__Written request__
Copy out the complete listing, word for word.

__Supplied data__
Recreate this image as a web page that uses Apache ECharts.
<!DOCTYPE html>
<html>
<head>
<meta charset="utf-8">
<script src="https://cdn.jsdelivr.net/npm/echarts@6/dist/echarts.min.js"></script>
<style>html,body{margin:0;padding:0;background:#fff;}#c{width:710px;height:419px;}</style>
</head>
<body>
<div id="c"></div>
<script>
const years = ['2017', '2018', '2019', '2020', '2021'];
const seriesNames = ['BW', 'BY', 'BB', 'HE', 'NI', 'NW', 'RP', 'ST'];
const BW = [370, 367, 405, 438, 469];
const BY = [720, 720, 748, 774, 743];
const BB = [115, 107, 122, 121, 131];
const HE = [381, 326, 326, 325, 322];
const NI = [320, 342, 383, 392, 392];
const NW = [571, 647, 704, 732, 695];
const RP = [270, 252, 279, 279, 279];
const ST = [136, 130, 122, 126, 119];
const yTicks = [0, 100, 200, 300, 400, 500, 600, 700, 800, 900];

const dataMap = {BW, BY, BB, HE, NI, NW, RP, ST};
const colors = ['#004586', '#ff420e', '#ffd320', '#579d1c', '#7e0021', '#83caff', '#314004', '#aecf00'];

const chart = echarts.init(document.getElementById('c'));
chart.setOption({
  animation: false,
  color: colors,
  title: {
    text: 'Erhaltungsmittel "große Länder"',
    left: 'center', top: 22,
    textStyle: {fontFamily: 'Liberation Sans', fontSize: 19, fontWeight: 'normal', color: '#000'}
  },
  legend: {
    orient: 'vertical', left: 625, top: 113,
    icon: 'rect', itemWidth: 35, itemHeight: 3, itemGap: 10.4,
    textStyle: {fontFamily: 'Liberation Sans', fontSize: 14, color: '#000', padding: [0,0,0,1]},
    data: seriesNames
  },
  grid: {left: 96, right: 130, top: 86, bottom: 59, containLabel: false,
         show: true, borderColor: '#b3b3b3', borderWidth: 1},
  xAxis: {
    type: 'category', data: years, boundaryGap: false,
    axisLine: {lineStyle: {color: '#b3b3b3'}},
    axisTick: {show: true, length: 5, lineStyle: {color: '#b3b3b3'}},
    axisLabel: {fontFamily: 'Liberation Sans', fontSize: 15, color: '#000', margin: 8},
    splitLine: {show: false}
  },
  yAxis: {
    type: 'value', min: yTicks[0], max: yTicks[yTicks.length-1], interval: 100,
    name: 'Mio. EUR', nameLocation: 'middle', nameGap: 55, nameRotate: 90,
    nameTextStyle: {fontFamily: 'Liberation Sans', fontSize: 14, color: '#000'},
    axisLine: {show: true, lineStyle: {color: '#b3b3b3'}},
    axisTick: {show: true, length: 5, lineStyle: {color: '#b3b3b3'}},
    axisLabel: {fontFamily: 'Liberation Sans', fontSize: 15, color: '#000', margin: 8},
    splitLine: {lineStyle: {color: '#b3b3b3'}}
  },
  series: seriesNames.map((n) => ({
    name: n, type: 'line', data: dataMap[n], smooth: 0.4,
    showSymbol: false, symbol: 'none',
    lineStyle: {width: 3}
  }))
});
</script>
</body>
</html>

__Response to the task__
Recreate this image as a web page that uses Apache ECharts.
<!DOCTYPE html>
<html>
<head>
<meta charset="utf-8">
<script src="https://cdn.jsdelivr.net/npm/echarts@6/dist/echarts.min.js"></script>
<style>html,body{margin:0;padding:0;background:#fff;}#c{width:710px;height:419px;}</style>
</head>
<body>
<div id="c"></div>
<script>
const years = ['2017', '2018', '2019', '2020', '2021'];
const seriesNames = ['BW', 'BY', 'BB', 'HE', 'NI', 'NW', 'RP', 'ST'];
const BW = [370, 367, 405, 438, 469];
const BY = [720, 720, 748, 774, 743];
const BB = [115, 107, 122, 121, 131];
const HE = [381, 326, 326, 325, 322];
const NI = [320, 342, 383, 392, 392];
const NW = [571, 647, 704, 732, 695];
const RP = [270, 252, 279, 279, 279];
const ST = [136, 130, 122, 126, 119];
const yTicks = [0, 100, 200, 300, 400, 500, 600, 700, 800, 900];

const dataMap = {BW, BY, BB, HE, NI, NW, RP, ST};
const colors = ['#004586', '#ff420e', '#ffd320', '#579d1c', '#7e0021', '#83caff', '#314004', '#aecf00'];

const chart = echarts.init(document.getElementById('c'));
chart.setOption({
  animation: false,
  color: colors,
  title: {
    text: 'Erhaltungsmittel "große Länder"',
    left: 'center', top: 22,
    textStyle: {fontFamily: 'Liberation Sans', fontSize: 19, fontWeight: 'normal', color: '#000'}
  },
  legend: {
    orient: 'vertical', left: 625, top: 113,
    icon: 'rect', itemWidth: 35, itemHeight: 3, itemGap: 10.4,
    textStyle: {fontFamily: 'Liberation Sans', fontSize: 14, color: '#000', padding: [0,0,0,1]},
    data: seriesNames
  },
  grid: {left: 96, right: 130, top: 86, bottom: 59, containLabel: false,
         show: true, borderColor: '#b3b3b3', borderWidth: 1},
  xAxis: {
    type: 'category', data: years, boundaryGap: false,
    axisLine: {lineStyle: {color: '#b3b3b3'}},
    axisTick: {show: true, length: 5, lineStyle: {color: '#b3b3b3'}},
    axisLabel: {fontFamily: 'Liberation Sans', fontSize: 15, color: '#000', margin: 8},
    splitLine: {show: false}
  },
  yAxis: {
    type: 'value', min: yTicks[0], max: yTicks[yTicks.length-1], interval: 100,
    name: 'Mio. EUR', nameLocation: 'middle', nameGap: 55, nameRotate: 90,
    nameTextStyle: {fontFamily: 'Liberation Sans', fontSize: 14, color: '#000'},
    axisLine: {show: true, lineStyle: {color: '#b3b3b3'}},
    axisTick: {show: true, length: 5, lineStyle: {color: '#b3b3b3'}},
    axisLabel: {fontFamily: 'Liberation Sans', fontSize: 15, color: '#000', margin: 8},
    splitLine: {lineStyle: {color: '#b3b3b3'}}
  },
  series: seriesNames.map((n) => ({
    name: n, type: 'line', data: dataMap[n], smooth: 0.4,
    showSymbol: false, symbol: 'none',
    lineStyle: {width: 3}
  }))
});
</script>
</body>
</html>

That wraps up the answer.